Task
Write out the full set of records exactly. Any pictures in them do not belong in the copy.

Supplied material
— BEGIN —
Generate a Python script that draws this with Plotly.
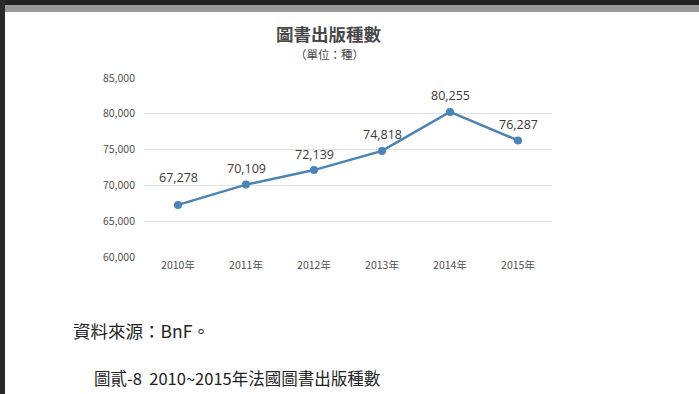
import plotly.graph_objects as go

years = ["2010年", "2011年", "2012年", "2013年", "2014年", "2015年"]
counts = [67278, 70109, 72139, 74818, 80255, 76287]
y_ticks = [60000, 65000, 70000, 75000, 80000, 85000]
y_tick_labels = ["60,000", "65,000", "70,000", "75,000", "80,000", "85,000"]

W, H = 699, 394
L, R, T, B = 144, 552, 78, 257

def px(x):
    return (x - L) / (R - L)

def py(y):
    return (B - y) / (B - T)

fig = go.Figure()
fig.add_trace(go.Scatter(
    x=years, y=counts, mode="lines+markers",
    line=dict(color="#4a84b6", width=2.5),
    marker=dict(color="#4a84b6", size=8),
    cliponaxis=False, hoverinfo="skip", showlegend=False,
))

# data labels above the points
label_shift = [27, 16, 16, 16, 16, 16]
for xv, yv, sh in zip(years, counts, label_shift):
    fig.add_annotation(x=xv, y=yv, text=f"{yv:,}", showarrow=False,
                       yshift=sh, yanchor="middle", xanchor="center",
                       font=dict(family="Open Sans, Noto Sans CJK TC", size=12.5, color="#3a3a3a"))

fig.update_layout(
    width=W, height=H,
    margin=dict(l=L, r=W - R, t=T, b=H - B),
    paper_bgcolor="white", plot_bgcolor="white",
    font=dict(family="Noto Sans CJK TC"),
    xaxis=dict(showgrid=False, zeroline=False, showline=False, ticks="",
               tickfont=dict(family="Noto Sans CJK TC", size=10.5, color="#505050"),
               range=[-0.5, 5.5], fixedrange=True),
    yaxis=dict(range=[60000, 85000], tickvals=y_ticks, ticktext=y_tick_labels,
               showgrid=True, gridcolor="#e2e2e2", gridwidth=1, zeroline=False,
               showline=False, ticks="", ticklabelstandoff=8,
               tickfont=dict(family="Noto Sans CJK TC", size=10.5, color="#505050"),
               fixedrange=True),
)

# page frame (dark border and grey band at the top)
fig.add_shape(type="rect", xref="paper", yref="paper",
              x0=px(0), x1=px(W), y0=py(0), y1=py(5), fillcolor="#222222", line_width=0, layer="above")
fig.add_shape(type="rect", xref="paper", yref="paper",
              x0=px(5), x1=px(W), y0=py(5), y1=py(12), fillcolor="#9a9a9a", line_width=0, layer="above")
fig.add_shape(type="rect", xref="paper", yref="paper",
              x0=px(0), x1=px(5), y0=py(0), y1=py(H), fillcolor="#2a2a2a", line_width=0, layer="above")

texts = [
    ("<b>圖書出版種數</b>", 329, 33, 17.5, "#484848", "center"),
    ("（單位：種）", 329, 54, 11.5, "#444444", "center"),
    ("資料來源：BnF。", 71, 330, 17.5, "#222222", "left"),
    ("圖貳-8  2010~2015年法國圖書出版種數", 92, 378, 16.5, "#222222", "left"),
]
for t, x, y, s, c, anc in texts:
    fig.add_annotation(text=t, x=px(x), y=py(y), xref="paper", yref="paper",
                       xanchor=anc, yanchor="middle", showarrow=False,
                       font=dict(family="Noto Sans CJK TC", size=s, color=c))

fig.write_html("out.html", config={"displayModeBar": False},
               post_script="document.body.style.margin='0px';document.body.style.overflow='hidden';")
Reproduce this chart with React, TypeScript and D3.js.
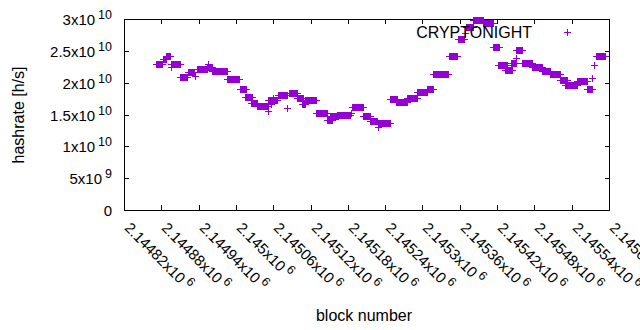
— END —
Answer below
Generate a Python script that draws this with Plotly.
import plotly.graph_objects as go

years = ["2010年", "2011年", "2012年", "2013年", "2014年", "2015年"]
counts = [67278, 70109, 72139, 74818, 80255, 76287]
y_ticks = [60000, 65000, 70000, 75000, 80000, 85000]
y_tick_labels = ["60,000", "65,000", "70,000", "75,000", "80,000", "85,000"]

W, H = 699, 394
L, R, T, B = 144, 552, 78, 257

def px(x):
    return (x - L) / (R - L)

def py(y):
    return (B - y) / (B - T)

fig = go.Figure()
fig.add_trace(go.Scatter(
    x=years, y=counts, mode="lines+markers",
    line=dict(color="#4a84b6", width=2.5),
    marker=dict(color="#4a84b6", size=8),
    cliponaxis=False, hoverinfo="skip", showlegend=False,
))

# data labels above the points
label_shift = [27, 16, 16, 16, 16, 16]
for xv, yv, sh in zip(years, counts, label_shift):
    fig.add_annotation(x=xv, y=yv, text=f"{yv:,}", showarrow=False,
                       yshift=sh, yanchor="middle", xanchor="center",
                       font=dict(family="Open Sans, Noto Sans CJK TC", size=12.5, color="#3a3a3a"))

fig.update_layout(
    width=W, height=H,
    margin=dict(l=L, r=W - R, t=T, b=H - B),
    paper_bgcolor="white", plot_bgcolor="white",
    font=dict(family="Noto Sans CJK TC"),
    xaxis=dict(showgrid=False, zeroline=False, showline=False, ticks="",
               tickfont=dict(family="Noto Sans CJK TC", size=10.5, color="#505050"),
               range=[-0.5, 5.5], fixedrange=True),
    yaxis=dict(range=[60000, 85000], tickvals=y_ticks, ticktext=y_tick_labels,
               showgrid=True, gridcolor="#e2e2e2", gridwidth=1, zeroline=False,
               showline=False, ticks="", ticklabelstandoff=8,
               tickfont=dict(family="Noto Sans CJK TC", size=10.5, color="#505050"),
               fixedrange=True),
)

# page frame (dark border and grey band at the top)
fig.add_shape(type="rect", xref="paper", yref="paper",
              x0=px(0), x1=px(W), y0=py(0), y1=py(5), fillcolor="#222222", line_width=0, layer="above")
fig.add_shape(type="rect", xref="paper", yref="paper",
              x0=px(5), x1=px(W), y0=py(5), y1=py(12), fillcolor="#9a9a9a", line_width=0, layer="above")
fig.add_shape(type="rect", xref="paper", yref="paper",
              x0=px(0), x1=px(5), y0=py(0), y1=py(H), fillcolor="#2a2a2a", line_width=0, layer="above")

texts = [
    ("<b>圖書出版種數</b>", 329, 33, 17.5, "#484848", "center"),
    ("（單位：種）", 329, 54, 11.5, "#444444", "center"),
    ("資料來源：BnF。", 71, 330, 17.5, "#222222", "left"),
    ("圖貳-8  2010~2015年法國圖書出版種數", 92, 378, 16.5, "#222222", "left"),
]
for t, x, y, s, c, anc in texts:
    fig.add_annotation(text=t, x=px(x), y=py(y), xref="paper", yref="paper",
                       xanchor=anc, yanchor="middle", showarrow=False,
                       font=dict(family="Noto Sans CJK TC", size=s, color=c))

fig.write_html("out.html", config={"displayModeBar": False},
               post_script="document.body.style.margin='0px';document.body.style.overflow='hidden';")
Reproduce this chart with React, TypeScript and D3.js.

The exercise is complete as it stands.